Chillin' out till it needs to be funded
zyakaira notes: WSJ blogs also have U2’s Larry Mullen speaking against the Irish Bile and resentment against the rich..the US is cautioned not to treat them poorly. In a related story, the death of Michael Jackson has caused speculation about the sale of his rich music collection that’s jointly owned with Sony and includes the vintage Beatles collection purchased by him for $47.5 million. This collection along with his own is valued at $1 billion and may go higher given the quality of the artiste’s recordings despite the debts that pwned him and raised questions on his lifestyle. Sony has hard work cut out for them to sort out these squabbles
The world population of millionaires fell 15% last year, with the super-rich taking an even bigger hit, according to a new survey.
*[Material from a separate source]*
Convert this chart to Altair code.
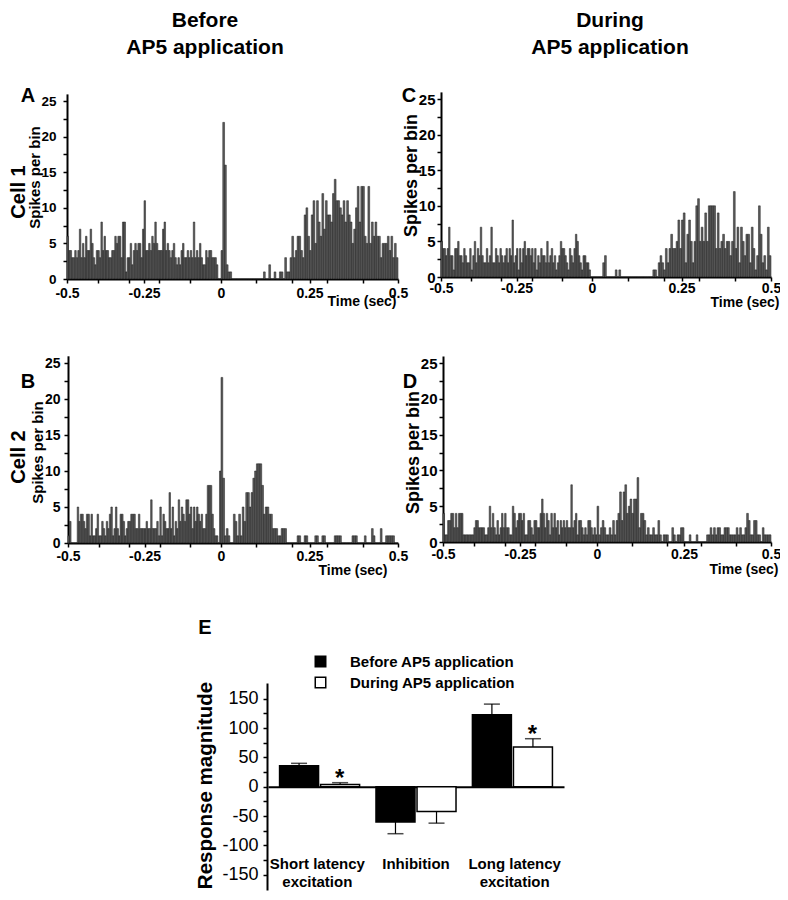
import altair as alt
import pandas as pd

FONT = "Liberation Sans"
BIN_WIDTH = 0.005
START = -0.5

# ---------------- histogram data (spikes per 5 ms bin, -0.5 .. 0.5 s) ----------------
cell1_before = [
    6, 4, 4, 3, 3, 4, 3, 4, 7, 3, 5, 3, 6, 4, 4, 7, 5, 3, 2, 4,
    4, 3, 8, 4, 6, 4, 4, 3, 3, 4, 4, 6, 5, 6, 6, 3, 8, 8, 1, 3,
    3, 5, 2, 4, 5, 4, 5, 5, 3, 7, 11, 4, 4, 5, 4, 6, 5, 8, 5, 4,
    4, 4, 7, 8, 4, 5, 4, 3, 4, 5, 3, 2, 3, 2, 4, 5, 3, 3, 4, 3,
    4, 3, 8, 3, 4, 3, 5, 3, 2, 2, 4, 3, 4, 4, 3, 3, 3, 2, 0, 0,
    4, 22, 16, 2, 1, 1, 0, 0, 0, 0, 0, 0, 0, 0, 0, 0, 0, 0, 0, 0,
    0, 0, 0, 0, 1, 0, 0, 2, 0, 0, 1, 0, 0, 1, 1, 0, 3, 1, 1, 3,
    6, 3, 4, 6, 6, 4, 3, 9, 10, 6, 4, 9, 11, 5, 11, 8, 6, 12, 7, 11,
    9, 9, 8, 12, 14, 11, 11, 10, 9, 11, 8, 11, 9, 8, 5, 7, 10, 13, 8, 13,
    13, 6, 5, 13, 5, 8, 6, 8, 6, 6, 3, 5, 5, 5, 6, 4, 6, 3, 5, 3,
]
cell1_during = [
    5, 4, 4, 3, 4, 7, 3, 3, 1, 4, 4, 5, 3, 3, 2, 4, 3, 2, 2, 4,
    1, 3, 5, 2, 4, 3, 7, 3, 2, 2, 4, 2, 3, 7, 2, 2, 4, 3, 2, 4,
    3, 2, 3, 4, 2, 4, 3, 8, 2, 3, 4, 1, 4, 2, 4, 5, 3, 4, 4, 3,
    4, 2, 4, 1, 3, 2, 4, 3, 3, 2, 5, 2, 3, 4, 2, 3, 1, 2, 3, 5,
    4, 4, 3, 2, 1, 4, 3, 2, 4, 6, 5, 3, 2, 1, 3, 3, 2, 2, 1, 0,
    0, 0, 0, 0, 0, 0, 2, 3, 0, 0, 0, 0, 0, 1, 0, 1, 0, 0, 0, 0,
    0, 0, 0, 0, 0, 0, 0, 0, 0, 0, 0, 0, 0, 0, 1, 1, 0, 2, 3, 2,
    1, 4, 2, 4, 6, 4, 4, 5, 8, 4, 8, 9, 2, 6, 8, 5, 2, 5, 10, 11,
    5, 7, 5, 9, 5, 10, 10, 10, 10, 4, 9, 4, 5, 6, 4, 5, 5, 3, 5, 12,
    4, 7, 2, 7, 5, 3, 6, 6, 2, 7, 4, 1, 3, 10, 6, 2, 3, 1, 7, 3,
]
cell2_before = [
    1, 3, 0, 0, 0, 0, 5, 3, 4, 4, 3, 2, 4, 4, 1, 4, 1, 1, 2, 4,
    1, 1, 3, 2, 1, 3, 2, 4, 5, 1, 2, 5, 2, 1, 4, 4, 3, 1, 2, 3,
    3, 4, 4, 4, 2, 2, 4, 2, 2, 2, 2, 3, 2, 2, 6, 2, 2, 2, 3, 1,
    5, 1, 4, 3, 2, 2, 7, 2, 5, 1, 3, 2, 6, 3, 5, 4, 3, 6, 6, 4,
    5, 2, 5, 3, 5, 4, 3, 4, 2, 2, 4, 8, 8, 8, 4, 2, 1, 1, 0, 10,
    23, 9, 1, 2, 1, 0, 0, 4, 3, 1, 4, 1, 5, 3, 7, 7, 5, 7, 9, 10,
    11, 11, 11, 8, 4, 5, 5, 4, 4, 2, 2, 2, 1, 1, 2, 2, 2, 0, 0, 0,
    0, 0, 0, 1, 1, 0, 0, 1, 1, 0, 0, 0, 0, 1, 1, 0, 0, 1, 1, 0,
    0, 0, 0, 0, 1, 1, 1, 1, 0, 0, 0, 0, 0, 0, 1, 1, 1, 0, 0, 0,
    0, 1, 0, 0, 0, 2, 1, 0, 0, 0, 2, 0, 0, 1, 1, 1, 1, 1, 0, 0,
]
cell2_during = [
    4, 1, 1, 3, 3, 4, 4, 2, 4, 2, 4, 4, 4, 1, 1, 1, 1, 1, 1, 1,
    2, 3, 3, 2, 2, 2, 2, 1, 1, 2, 5, 2, 4, 2, 1, 3, 1, 2, 4, 2,
    4, 2, 2, 1, 1, 5, 4, 2, 3, 4, 4, 3, 4, 1, 1, 3, 3, 2, 1, 3,
    3, 2, 2, 4, 6, 4, 2, 4, 3, 1, 4, 2, 4, 2, 3, 1, 3, 2, 3, 2,
    3, 2, 2, 8, 2, 3, 4, 1, 3, 3, 2, 1, 2, 1, 3, 3, 2, 1, 2, 1,
    5, 1, 2, 3, 2, 1, 1, 2, 1, 3, 1, 3, 4, 7, 3, 7, 8, 4, 5, 6,
    4, 6, 6, 9, 2, 4, 4, 3, 1, 2, 1, 1, 2, 1, 1, 3, 1, 0, 1, 1,
    1, 0, 0, 2, 1, 0, 1, 1, 2, 2, 0, 0, 0, 1, 0, 0, 0, 1, 0, 0,
    0, 0, 0, 1, 1, 2, 1, 2, 1, 2, 2, 1, 1, 2, 2, 2, 1, 1, 1, 1,
    2, 1, 2, 1, 1, 2, 4, 3, 1, 1, 3, 3, 1, 1, 0, 2, 1, 1, 1, 1,
]

hist_x_ticks = [-0.5, -0.4, -0.3, -0.25, -0.2, -0.1, 0, 0.1, 0.2, 0.25, 0.3, 0.4, 0.5]
hist_x_labels = [-0.5, -0.25, 0, 0.25, 0.5]
hist_y_ticks = [0, 2.5, 5, 7.5, 10, 12.5, 15, 17.5, 20, 22.5, 25]

# ---------------- panel E data ----------------
categories = ["Short latency excitation", "Inhibition", "Long latency excitation"]
category_text = ["Short latency\nexcitation", "Inhibition", "Long latency\nexcitation"]
series = ["Before AP5 application", "During AP5 application"]
before_mean = [36, -60, 123]
before_err = [4, 20, 18]
during_mean = [4, -42, 68]
during_err = [3, 20, 14]
during_significant = [True, False, True]
e_y_ticks = [-150, -125, -100, -75, -50, -25, 0, 25, 50, 75, 100, 125, 150]

header_texts = ["Before\nAP5 application", "During\nAP5 application"]
panel_letters = ["A", "B", "C", "D", "E"]
cell_texts = ["Cell 1", "Cell 2"]

W, H = 772, 884
M = 8  # page margin

XLABEL_EXPR = ("indexof([" + ",".join(str(v) for v in hist_x_labels) + "], datum.value) >= 0"
               " ? toString(datum.value) : ''")
YLABEL_EXPR = "datum.value % 5 == 0 ? toString(datum.value) : ''"


def hist_panel(counts, xs, ys, title_pos, title_size, lab_size, lab_pad, time_pos, xlab_pad):
    x0, xm, x1 = xs
    y0, ytop = ys
    df = pd.DataFrame({"start": [START + i * BIN_WIDTH for i in range(len(counts))],
                       "count": counts})
    df["end"] = df["start"] + BIN_WIDTH
    xaxis = alt.Axis(orient="bottom", offset=(y0 - M) - H, values=hist_x_ticks,
                     labelExpr=XLABEL_EXPR, labelFlush=False, labelOverlap=False,
                     title="Time (sec)", titleX=time_pos[0] - M, titleY=time_pos[1] - y0,
                     titleAlign="right", titleBaseline="middle", titleFontSize=14,
                     labelFontSize=14, labelPadding=xlab_pad, tickSize=4)
    yaxis = alt.Axis(orient="left", offset=-(x0 - M), values=hist_y_ticks,
                     labelExpr=YLABEL_EXPR, labelFlush=False, labelOverlap=False,
                     title="Spikes per bin", titleX=title_pos[0] - x0, titleY=title_pos[1] - M,
                     titleAngle=270, titleAlign="center", titleBaseline="middle",
                     titleFontSize=title_size, labelFontSize=lab_size, labelPadding=lab_pad,
                     tickSize=4)
    return alt.Chart(df).mark_bar(fill="#5e5e5e", stroke="#1a1a1a", strokeWidth=0.5).encode(
        x=alt.X("start:Q", scale=alt.Scale(domain=[-0.5, 0, 0.5],
                                           range=[x0 - M, xm - M, x1 - M], nice=False, zero=False),
                axis=xaxis),
        x2="end:Q",
        y=alt.Y("count:Q", scale=alt.Scale(domain=[0, 26], range=[y0 - M, ytop - M], nice=False),
                axis=yaxis),
        y2=alt.datum(0),
    )


hA = hist_panel(cell1_before, (67, 221, 398), (279, 93.9), (34, 177), 15, 13.5, 7, (396, 301), 3)
hC = hist_panel(cell1_during, (441, 592, 771), (277, 91.9), (411, 175), 18, 15, 2, (779, 302), 0)
hB = hist_panel(cell2_before, (68, 221, 398), (543, 355.8), (37, 452), 15, 14, 4, (387, 570), 2)
hD = hist_panel(cell2_during, (443, 597, 771), (542, 356), (413, 452), 18, 15, 2, (778, 569), 1)

# ---------------- panel E ----------------
rows = []
for i, cat in enumerate(categories):
    for name, means, errs in ((series[0], before_mean, before_err), (series[1], during_mean, during_err)):
        m, e = means[i], errs[i]
        rows.append({
            "category": cat, "series": name, "mean": m,
            "end": m + (e if m >= 0 else -e),
            "sig": "*" if (name == series[1] and during_significant[i]) else "",
        })
df_e = pd.DataFrame(rows)
df_lab = pd.DataFrame({"category": categories, "label": category_text})

E_AXIS_X = 267
E_TOP, E_BOT = 683, 890
Y_MIN, Y_MAX = -176, 177


def ex_scale():
    return alt.Scale(domain=categories, range=[268 - M, 564 - M], paddingInner=0.17, paddingOuter=0.12)


def ey_scale():
    return alt.Scale(domain=[Y_MIN, Y_MAX], range=[E_BOT - M, E_TOP - M], nice=False, zero=False)


def xoff():
    return alt.XOffset("series:N", scale=alt.Scale(domain=series, paddingInner=0.05, paddingOuter=0))


y_zero_plot = (E_BOT - M) - (0 - Y_MIN) / (Y_MAX - Y_MIN) * (E_BOT - E_TOP)

e_bars = alt.Chart(df_e).mark_bar(stroke="black", strokeWidth=1.5).encode(
    x=alt.X("category:N", scale=ex_scale(),
            axis=alt.Axis(orient="bottom", offset=y_zero_plot - H, labels=False, ticks=False,
                          title=None, domainWidth=2)),
    xOffset=xoff(),
    y=alt.Y("mean:Q", scale=ey_scale(),
            axis=alt.Axis(orient="left", offset=-(E_AXIS_X - M), values=e_y_ticks,
                          labelExpr="datum.value % 50 == 0 ? toString(datum.value) : ''",
                          labelFontWeight="normal", labelFontSize=18, labelPadding=5, tickSize=4,
                          title="Response magnitude", titleX=205 - E_AXIS_X, titleY=785 - M,
                          titleAngle=270, titleAlign="center", titleBaseline="middle",
                          titleFontSize=20.5)),
    y2=alt.datum(0),
    fill=alt.Fill("series:N", scale=alt.Scale(domain=series, range=["black", "white"]),
                  legend=alt.Legend(orient="none", legendX=305, legendY=646, title=None,
                                    symbolType="square", symbolSize=110,
                                    symbolStrokeColor="black", symbolStrokeWidth=1.5,
                                    labelFontSize=15, labelFontWeight="bold", labelFont=FONT,
                                    labelOffset=22, rowPadding=4, padding=0,
                                    labelColor="black", labelLimit=400)),
)
e_err = alt.Chart(df_e).mark_rule(color="black", strokeWidth=1.2).encode(
    x=alt.X("category:N", scale=ex_scale(), axis=None), xOffset=xoff(),
    y=alt.Y("mean:Q", scale=ey_scale(), axis=None), y2="end:Q",
)
e_caps = alt.Chart(df_e).mark_tick(orient="horizontal", color="black", size=16, thickness=1.5).encode(
    x=alt.X("category:N", scale=ex_scale(), axis=None), xOffset=xoff(),
    y=alt.Y("end:Q", scale=ey_scale(), axis=None),
)
e_stars = alt.Chart(df_e).mark_text(font=FONT, fontSize=24, fontWeight="bold", baseline="alphabetic",
                                    dx=-20, dy=3, color="black").encode(
    x=alt.X("category:N", scale=ex_scale(), axis=None), xOffset=xoff(),
    y=alt.Y("end:Q", scale=ey_scale(), axis=None), text="sig:N",
)
e_labels = alt.Chart(df_lab).mark_text(font=FONT, fontSize=15, fontWeight="bold", baseline="alphabetic",
                                       lineBreak="\n", lineHeight=18, color="black").encode(
    x=alt.X("category:N", scale=ex_scale(), axis=None), y=alt.value(869 - M), text="label:N",
)


def text_mark(text, x, y, size, angle=0, baseline="alphabetic", line_height=None):
    kw = dict(font=FONT, fontSize=size, fontWeight="bold", align="center", baseline=baseline,
              angle=angle, color="black", lineBreak="\n")
    if line_height:
        kw["lineHeight"] = line_height
    return alt.Chart(pd.DataFrame({"t": [text]})).mark_text(**kw).encode(
        x=alt.value(x - M), y=alt.value(y - M), text="t:N")


texts = [
    text_mark(header_texts[0], 205, 27, 21, line_height=27),
    text_mark(header_texts[1], 610, 27, 21, line_height=27),
    text_mark(panel_letters[0], 28, 102, 20),
    text_mark(panel_letters[1], 28, 388, 20),
    text_mark(panel_letters[2], 409, 102, 20),
    text_mark(panel_letters[3], 410, 388, 20),
    text_mark(panel_letters[4], 205, 634, 20),
    text_mark(cell_texts[0], 19, 192, 20, angle=270, baseline="middle"),
    text_mark(cell_texts[1], 19, 457, 20, angle=270, baseline="middle"),
]

chart = alt.layer(hA, hC, hB, hD, e_bars, e_err, e_caps, e_stars, e_labels, *texts).resolve_scale(
    x="independent", y="independent", xOffset="independent"
).properties(
    width=W, height=H, padding=0, autosize=alt.AutoSizeParams(type="none"),
    background="white",
).configure_view(stroke=None).configure_axis(
    grid=False, domainColor="black", tickColor="black", labelColor="black", titleColor="black",
    labelFont=FONT, titleFont=FONT, labelFontWeight="bold", titleFontWeight="bold",
    domainWidth=2, tickWidth=1.5,
)

chart.save("out.html", embed_options={"renderer": "svg", "actions": False})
The Capgemini and Merrill Lynch World Wealth Report, released this morning, finds that the number of global millionaires fell to 8.6 million from 10.1 million in 2008. The declines were the largest since Capgemini/Merrill started the survey 13 years ago. (The survey defines millionaires as those with investible assets of $1 million or more).
There were 2.5 million millionaires in the U.S. at the end of 2008, down from 3 million in 2007.
The wealth held by the world’s millionaires plunged nearly 20%, to $32.8 trillion from $40.7
trillion. The ultrawealthy, or those with $30 million in investible assets, saw their ranks drop 25%, with their wealth dropping 24%.
According to the survey, the more rapid fall in wealth by the superrich had an outsize impact on the overall numbers, since so much of global wealth is concentrated at the top of the millionaire pyramid. At the end of 2008, the ultrawealthy accounted for less than 1% of the millionaire population but held 34.7% of the wealth.
The main reason for all the declines: the financial crisis, contracting gross domestic product and the accompanying declines in stocks, real-estate values, private equity, hedge funds and other things the wealthy invested in.